A mais visível delas, na qual apostaram os jornais, foi a chamada Operação Kaspar 2, da qual resultou a prisão de executivos de grandes bancos internacionais, além de empresários e doleiros.
Eles são acusados em um esquema de remessa ilegal de dinheiro para o exterior, com sonegação de impostos que pode ser superior a 1 bilhão de reais.
O Globo, que possui a maior rede de comunicação do País, conseguiu realizar uma cobertura mais ampla, mas mesmo assim não alcançou mais do que três operações.
O episódio revela como a imprensa, mesmo com os recursos praticamente ampliados pela tecnologia da informação, está muito longe de cobrir os fatos mais relevantes.
Concentrada em Brasília e com olhos apenas para a política e os grandes negócios, os jornais acabam frangando muitas histórias que ajudariam a entender melhor tanto a política quanto os negócios.
Crimes corporativos
A Operação Kaspar 2, que é a seqüência de outra investigação noticiada anteriormente, faz parte de uma longa sucessão de episódios que revelam a existência, no Brasil, de uma rede criminosa envolvendo empresas.
A cobertura fragmentada desses casos dificulta o entendimento de como funciona o crime organizado e impede que sejam criadas políticas públicas eficientes para combatê-lo.
Sabe-se há muitos anos que o crime organizado só consegue se sustentar se contar com o suporte do sistema financeiro.

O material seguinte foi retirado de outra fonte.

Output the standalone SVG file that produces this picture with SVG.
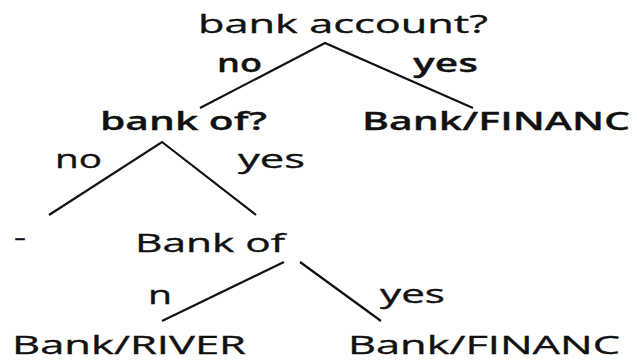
<svg xmlns="http://www.w3.org/2000/svg" width="637" height="362" viewBox="0 0 637 362">
<style>
text{font-family:"Open Sans","Liberation Sans",sans-serif;font-size:26px;fill:#111;stroke:#111;stroke-width:0.35}
.b{font-weight:600;stroke-width:0.3}
.edge{stroke:#111;stroke-width:2.2;fill:none;stroke-linecap:butt}
</style>
<rect width="637" height="362" fill="#fff"/>
<g id="connectors">
<polyline class="edge" points="200,108 325,43 473,108"/>
<polyline class="edge" points="49,215 162,142 256,215"/>
<line class="edge" x1="284" y1="262" x2="162" y2="321"/>
<line class="edge" x1="300" y1="262" x2="381" y2="321"/>
<text x="217" y="72" textLength="45" lengthAdjust="spacingAndGlyphs" class="b">no</text>
<text x="413" y="72" textLength="65" lengthAdjust="spacingAndGlyphs" class="b">yes</text>
<text x="55" y="168" textLength="47" lengthAdjust="spacingAndGlyphs">no</text>
<text x="238" y="168" textLength="67" lengthAdjust="spacingAndGlyphs">yes</text>
<text x="148" y="304" textLength="24" lengthAdjust="spacingAndGlyphs">n</text>
<text x="380" y="303" textLength="65" lengthAdjust="spacingAndGlyphs">yes</text>
</g>
<g id="root"><text x="198" y="33" textLength="290" lengthAdjust="spacingAndGlyphs">bank account?</text></g>
<g id="bankof"><text x="100" y="130" textLength="167" lengthAdjust="spacingAndGlyphs" class="b">bank of?</text></g>
<g id="financ1"><text x="362" y="130" textLength="268" lengthAdjust="spacingAndGlyphs" class="b">Bank/FINANC</text></g>
<g id="dash"><text x="14" y="246" textLength="12" lengthAdjust="spacingAndGlyphs">-</text></g>
<g id="bankof2"><text x="135" y="252" textLength="150" lengthAdjust="spacingAndGlyphs">Bank of</text></g>
<g id="river"><text x="12" y="354" textLength="234" lengthAdjust="spacingAndGlyphs">Bank/RIVER</text></g>
<g id="financ2"><text x="348" y="354" textLength="272" lengthAdjust="spacingAndGlyphs">Bank/FINANC</text></g>
</svg>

A operação de ontem da Polícia Federal, com a prisão de executivos de três importantes bancos internacionais, é mais uma prova de que grandes corporações se dedicam regularmente a roubar o tesouro público.
E não se vê nos jornais mais do que a cobertura ocasional, dependendo sempre do enredo da ação criada pela Polícia Federal.
A diferença entre esses e os chamados bandidos comuns é a etiqueta de suas roupas.
Mas a imprensa não sabe ou não tem interesse em investigar com profundidade os crimes corporativos.